- _Extracted data_
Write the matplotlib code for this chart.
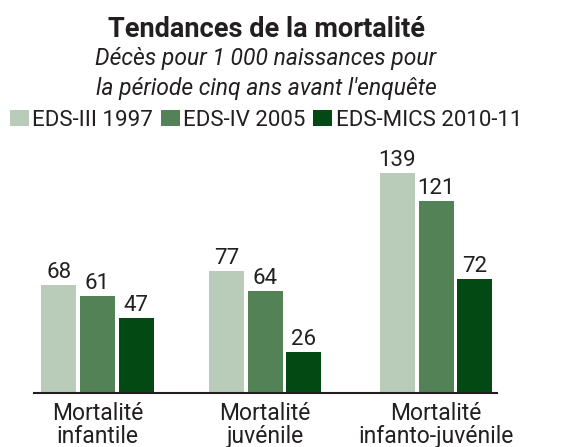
import matplotlib
matplotlib.use("Agg")
import matplotlib.pyplot as plt
import numpy as np
from matplotlib.patches import Patch

categories = ["Mortalité\ninfantile", "Mortalité\njuvénile", "Mortalité\ninfanto-juvénile"]
series_names = ["EDS-III 1997", "EDS-IV 2005", "EDS-MICS 2010-11"]
values = {
    "EDS-III 1997": [68, 77, 139],
    "EDS-IV 2005": [61, 64, 121],
    "EDS-MICS 2010-11": [47, 26, 72],
}
colors = ["#B9CCB9", "#538257", "#024913"]
text_color = "#231F20"

plt.rcParams['font.family'] = ['Roboto', 'DejaVu Sans']

W, H = 561, 447
fig = plt.figure(figsize=(W / 100, H / 100), dpi=100)
ax_left, ax_right = 34 / W, 497 / W
ax_bottom = (H - 392.7) / H
ax_top = (H - 150) / H
ax = fig.add_axes([ax_left, ax_bottom, ax_right - ax_left, ax_top - ax_bottom])

x = np.array([0, 0.99, 2.0])
bw = 35 / 169
pitch = 38.5 / 169
for i, name in enumerate(series_names):
    xs = x + (i - 1) * pitch
    ax.bar(xs, values[name], width=bw, color=colors[i], label=name)
    for xi, v in zip(xs, values[name]):
        ax.text(xi, v + 1.2, str(v), ha='center', va='bottom', fontsize=16,
                color=text_color)

ax.set_xlim(-0.375, 2.36)
ax.set_ylim(0, (392.7 - 150) / 1.583)
for s in ["top", "right", "left"]:
    ax.spines[s].set_visible(False)
ax.spines["bottom"].set_color(text_color)
ax.spines["bottom"].set_linewidth(1.5)
ax.set_yticks([])
ax.set_xticks(x)
ax.set_xticklabels(categories, fontsize=16.5, color=text_color, linespacing=1.0)
ax.tick_params(axis='x', length=0, pad=7)

cx = 266 / W
fig.text(cx, 1 - 36.7 / H, "Tendances de la mortalité", ha='center', va='baseline',
         fontsize=19.5, fontweight='bold', color=text_color)
fig.text(cx, 1 - 65.5 / H, "Décès pour 1 000 naissances pour", ha='center', va='baseline',
         fontsize=16.5, style='italic', color=text_color)
fig.text(cx, 1 - 94.5 / H, "la période cinq ans avant l'enquête", ha='center', va='baseline',
         fontsize=16.5, style='italic', color=text_color)

handles = [Patch(facecolor=c, edgecolor='none') for c in colors]
leg = fig.legend(handles, series_names, loc='center', bbox_to_anchor=(cx, 1 - 120 / H),
                 ncol=3, frameon=False, fontsize=16, handlelength=0.85, handleheight=0.75,
                 handletextpad=0.15, columnspacing=0.35, borderpad=0, labelcolor=text_color)

fig.savefig("out.png", dpi=100)
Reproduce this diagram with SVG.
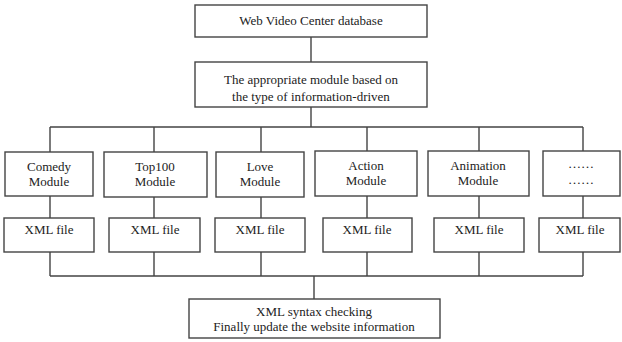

- _Objective_
Go through the entries above and copy every line containing "matplotlib".

- _Complete output_
Write the matplotlib code for this chart.
import matplotlib
matplotlib.use("Agg")
import matplotlib.pyplot as plt
from matplotlib.patches import Patch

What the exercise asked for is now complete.